WHAT IS EXPECTED:
In this exercise, return the whole listing exactly, excluding any images.

PROVIDED MATERIAL:

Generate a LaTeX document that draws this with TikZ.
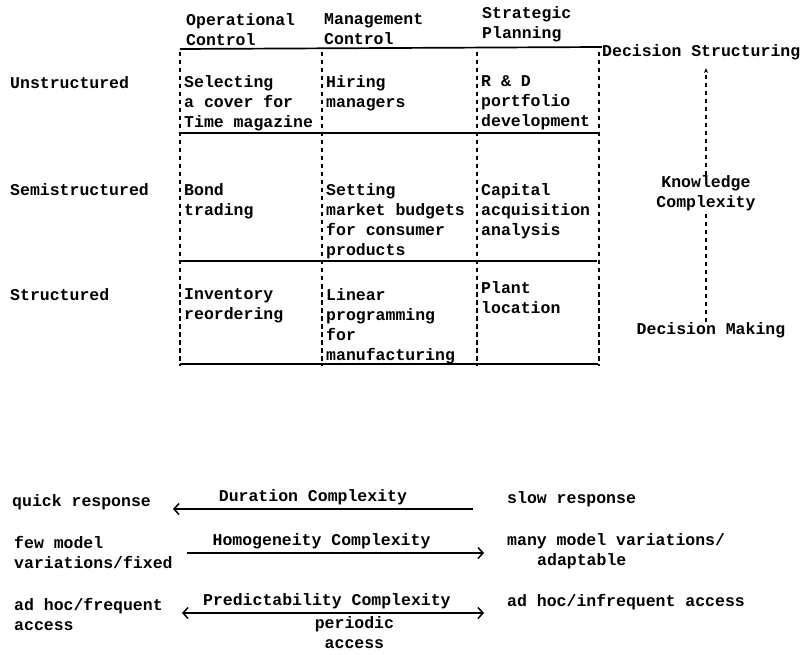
\documentclass[tikz,border=0pt]{standalone}
\usepackage{fontspec}
\setmonofont{Liberation Mono}
\usetikzlibrary{arrows.meta,positioning}

\begin{document}
\begin{tikzpicture}[x=1pt,y=-1pt,
        every node/.style={inner sep=0pt, align=left, font=\ttfamily\bfseries\fontsize{16.5}{20}\selectfont},
        celltext/.style={anchor=north west},
        rowlabel/.style={anchor=west},
        tableline/.style={line width=1.7pt},
        sepline/.style={dash pattern=on 4.5pt off 3.5pt, line width=1.2pt},
        axisline/.style={line width=1.5pt},
        chev/.tip={Straight Barb[length=5pt,width=11pt,line width=1.5pt,sep=2pt]}
    ]
  \useasboundingbox (0,0) rectangle (809,655);

  % Header
  \node (hoper) [celltext] at (186,13) {Operational\\Control};
  \node (hmgmt) [celltext] at (324,13) {Management\\Control};
  \node (hstrat) [celltext] at (482,6) {Strategic\\Planning};

  % Row labels
  \node (runstr) [rowlabel] at (10,83) {Unstructured};
  \node (rsemi) [rowlabel] at (10,190) {Semistructured};
  \node (rstr) [rowlabel] at (10,295) {Structured};

  % Cells
  \node (c11) [celltext] at (184,75) {Selecting\\a cover for\\Time magazine};
  \node (c12) [celltext] at (326,75) {Hiring\\managers};
  \node (c13) [celltext] at (481,75) {R \& D\\portfolio\\development};
  \node (c21) [celltext] at (184,183) {Bond\\trading};
  \node (c22) [celltext] at (326,183) {Setting\\market budgets\\for consumer\\products};
  \node (c23) [celltext] at (481,183) {Capital\\acquisition\\analysis};
  \node (c31) [celltext] at (184,288) {Inventory\\reordering};
  \node (c32) [celltext] at (326,288) {Linear\\programming\\for\\manufacturing};
  \node (c33) [celltext] at (481,281) {Plant\\location};

  % Grid
  \draw[tableline] (180,49) -- (602,47);
  \draw[tableline] (180,133) -- (600,133);
  \draw[tableline] (180,261) -- (597,261);
  \draw[tableline] (180,364) -- (598,364);
  \foreach \x in {180,322,477,599}
    \draw[sepline] (\x,52) -- (\x,366);

  % Knowledge complexity axis
  \node (dstruct) [rowlabel] at (602,52) {Decision Structuring};
  \node (kcomp) [align=center] at (706,193) {Knowledge\\Complexity};
  \node (dmake) [align=center] at (711,330) {Decision Making};
  \draw[sepline] (dmake.north -| kcomp) -- (kcomp.south);
  \draw[sepline, -{Stealth[length=5pt,width=4pt]}] (kcomp.north) -- ++(0,-107);

  % Complexity scales
  \node (quick) [rowlabel] at (12,502) {quick response};
  \node (slow) [rowlabel] at (507,499) {slow response};
  \node (fewm) [celltext] at (14,536) {few model\\variations/fixed};
  \node (manym) [celltext] at (507,533) {many model variations/\\\hspace*{30pt}adaptable};
  \node (adfreq) [celltext] at (14,598) {ad hoc/frequent\\access};
  \node (adinf) [rowlabel] at (507,602) {ad hoc/infrequent access};

  \coordinate (durl) at (171,509);
  \coordinate (durr) at (473,509);
  \coordinate (homl) at (187,553);
  \coordinate (homr) at (486,553);
  \coordinate (prel) at (180,613);
  \coordinate (prer) at (486,613);

  \draw[axisline, chev-] (durl) -- node[above=3pt, pos=.47] (dur) {Duration Complexity} (durr);
  \draw[axisline, -chev] (homl) -- node[above=3pt, pos=.45] (hom) {Homogeneity Complexity} (homr);
  \draw[axisline, chev-chev] (prel) -- node[above=3pt, pos=.48] (pre) {Predictability Complexity}
    node[below=3pt, pos=.57, align=center] (peri) {periodic\\access} (prer);
\end{tikzpicture}
\end{document}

THE OUTPUT:
Generate a LaTeX document that draws this with TikZ.
\documentclass[tikz,border=0pt]{standalone}
\usepackage{fontspec}
\setmonofont{Liberation Mono}
\usetikzlibrary{arrows.meta,positioning}

\begin{document}
\begin{tikzpicture}[x=1pt,y=-1pt,
        every node/.style={inner sep=0pt, align=left, font=\ttfamily\bfseries\fontsize{16.5}{20}\selectfont},
        celltext/.style={anchor=north west},
        rowlabel/.style={anchor=west},
        tableline/.style={line width=1.7pt},
        sepline/.style={dash pattern=on 4.5pt off 3.5pt, line width=1.2pt},
        axisline/.style={line width=1.5pt},
        chev/.tip={Straight Barb[length=5pt,width=11pt,line width=1.5pt,sep=2pt]}
    ]
  \useasboundingbox (0,0) rectangle (809,655);

  % Header
  \node (hoper) [celltext] at (186,13) {Operational\\Control};
  \node (hmgmt) [celltext] at (324,13) {Management\\Control};
  \node (hstrat) [celltext] at (482,6) {Strategic\\Planning};

  % Row labels
  \node (runstr) [rowlabel] at (10,83) {Unstructured};
  \node (rsemi) [rowlabel] at (10,190) {Semistructured};
  \node (rstr) [rowlabel] at (10,295) {Structured};

  % Cells
  \node (c11) [celltext] at (184,75) {Selecting\\a cover for\\Time magazine};
  \node (c12) [celltext] at (326,75) {Hiring\\managers};
  \node (c13) [celltext] at (481,75) {R \& D\\portfolio\\development};
  \node (c21) [celltext] at (184,183) {Bond\\trading};
  \node (c22) [celltext] at (326,183) {Setting\\market budgets\\for consumer\\products};
  \node (c23) [celltext] at (481,183) {Capital\\acquisition\\analysis};
  \node (c31) [celltext] at (184,288) {Inventory\\reordering};
  \node (c32) [celltext] at (326,288) {Linear\\programming\\for\\manufacturing};
  \node (c33) [celltext] at (481,281) {Plant\\location};

  % Grid
  \draw[tableline] (180,49) -- (602,47);
  \draw[tableline] (180,133) -- (600,133);
  \draw[tableline] (180,261) -- (597,261);
  \draw[tableline] (180,364) -- (598,364);
  \foreach \x in {180,322,477,599}
    \draw[sepline] (\x,52) -- (\x,366);

  % Knowledge complexity axis
  \node (dstruct) [rowlabel] at (602,52) {Decision Structuring};
  \node (kcomp) [align=center] at (706,193) {Knowledge\\Complexity};
  \node (dmake) [align=center] at (711,330) {Decision Making};
  \draw[sepline] (dmake.north -| kcomp) -- (kcomp.south);
  \draw[sepline, -{Stealth[length=5pt,width=4pt]}] (kcomp.north) -- ++(0,-107);

  % Complexity scales
  \node (quick) [rowlabel] at (12,502) {quick response};
  \node (slow) [rowlabel] at (507,499) {slow response};
  \node (fewm) [celltext] at (14,536) {few model\\variations/fixed};
  \node (manym) [celltext] at (507,533) {many model variations/\\\hspace*{30pt}adaptable};
  \node (adfreq) [celltext] at (14,598) {ad hoc/frequent\\access};
  \node (adinf) [rowlabel] at (507,602) {ad hoc/infrequent access};

  \coordinate (durl) at (171,509);
  \coordinate (durr) at (473,509);
  \coordinate (homl) at (187,553);
  \coordinate (homr) at (486,553);
  \coordinate (prel) at (180,613);
  \coordinate (prer) at (486,613);

  \draw[axisline, chev-] (durl) -- node[above=3pt, pos=.47] (dur) {Duration Complexity} (durr);
  \draw[axisline, -chev] (homl) -- node[above=3pt, pos=.45] (hom) {Homogeneity Complexity} (homr);
  \draw[axisline, chev-chev] (prel) -- node[above=3pt, pos=.48] (pre) {Predictability Complexity}
    node[below=3pt, pos=.57, align=center] (peri) {periodic\\access} (prer);
\end{tikzpicture}
\end{document}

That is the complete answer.